In 2001, the firm took a step into the big time by becoming the first fully interactive spread betting website to launch online. Just three years later, in 2004, the firm added casino games and sports-based virtual games.
Private equity firm Duke Street Capital backed a management buyout of Sporting Index worth £52.7 million back in 2002. The betting firm was run by former CEO Richard Glynn at the time. Glynn would later go on to endure a turbulent time as the CEO of rival bookmaker Ladbrokes.
A second buyout was completed in 2005 when Hg Capital purchased the firm from Duke Street Capital for a total value of £75.8 million. This signalled a period of stability for the firm over the following decade.
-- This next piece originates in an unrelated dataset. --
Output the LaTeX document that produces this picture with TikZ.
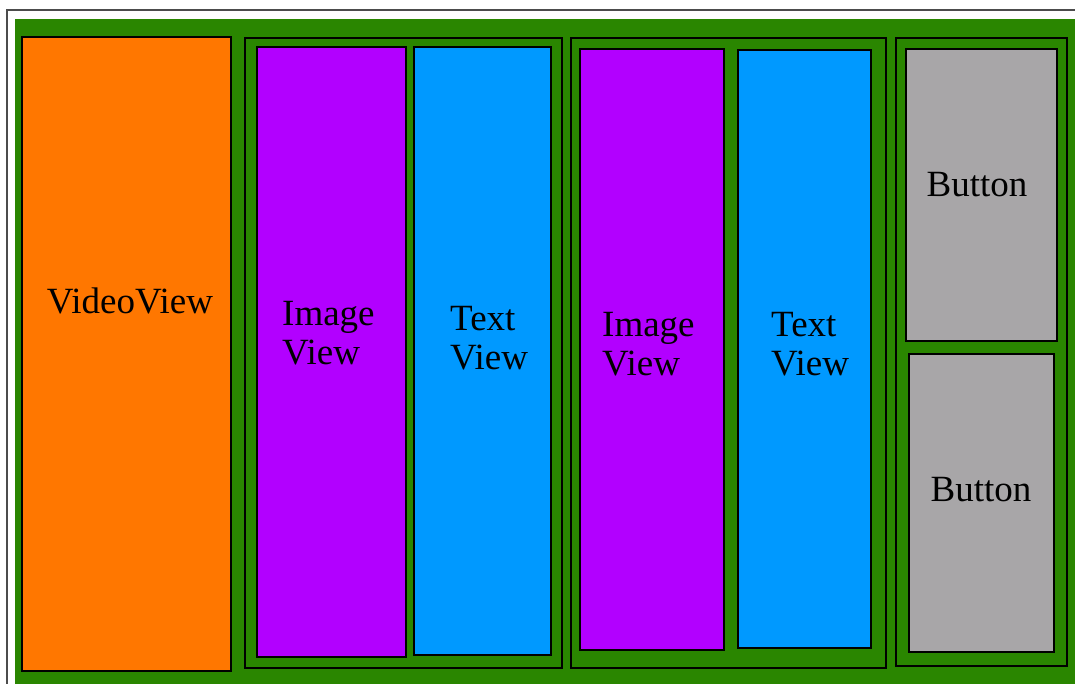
\documentclass[tikz,border=0pt]{standalone}
\usepackage{fontspec}
\setmainfont{Liberation Serif}
\usepackage{tikz}
\definecolor{layoutgreen}{RGB}{42,134,0}
\definecolor{videoorange}{RGB}{255,119,0}
\definecolor{imagepurple}{RGB}{178,0,255}
\definecolor{textblue}{RGB}{0,153,255}
\definecolor{buttongray}{RGB}{168,166,168}
\tikzset{
  frame/.style={draw=black!70,line width=1.5pt},
  group/.style={draw=black,line width=2.6pt,fill=layoutgreen},
  view/.style={draw=black,line width=2.6pt},
  caption/.style={inner sep=0pt,align=left,font=\fontsize{37}{39}\selectfont}
}

\begin{document}
\begin{tikzpicture}[x=1pt,y=-1pt]
\useasboundingbox (0,0) rectangle (1075,684);
\fill[white] (0,0) rectangle (1075,684);
\draw[frame] (7,684) -- (7,10) -- (1075,10);
\fill[layoutgreen] (15,19) rectangle (1075,684);
% video
\draw[view,fill=videoorange] (22,37) rectangle (231,671);
\node[caption] (video) at (130,301) {VideoView};
% first image + text pair
\draw[group] (245,38) rectangle (562,668);
\draw[view,fill=imagepurple] (257,47) rectangle (406,657);
\draw[view,fill=textblue] (414,47) rectangle (551,655);
\node[caption,anchor=west] (imagea) at (282,333) {Image\\View};
\node[caption,anchor=west] (texta) at (450,338) {Text\\View};
% second image + text pair
\draw[group] (571,38) rectangle (886,668);
\draw[view,fill=imagepurple] (580,49) rectangle (724,650);
\draw[view,fill=textblue] (738,50) rectangle (871,648);
\node[caption,anchor=west] (imageb) at (602,344) {Image\\View};
\node[caption,anchor=west] (textb) at (771,344) {Text\\View};
% buttons
\draw[group] (896,38) rectangle (1067,666);
\draw[view,fill=buttongray] (906,49) rectangle (1057,341);
\draw[view,fill=buttongray] (909,354) rectangle (1054,652);
\node[caption] (buttona) at (977,185) {Button};
\node[caption] (buttonb) at (981,490) {Button};
\end{tikzpicture}
\end{document}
In 2014, the firm was honoured with the award for Spread Betting Product of the Year at the eGR Operator Awards. It was the second time in three years that the company has been handed the award.
However, in 2015, Sporting Index was once again sold on for an undisclosed sum of money to Touchbet. Just a year later, Sporting Index confirmed that Warren Murphy was to be replaced as company CEO by Simon Trim.
Sporting Index is authorised and regulated in the United Kingdom by the Financial Conduct Authority and the Gambling Commission.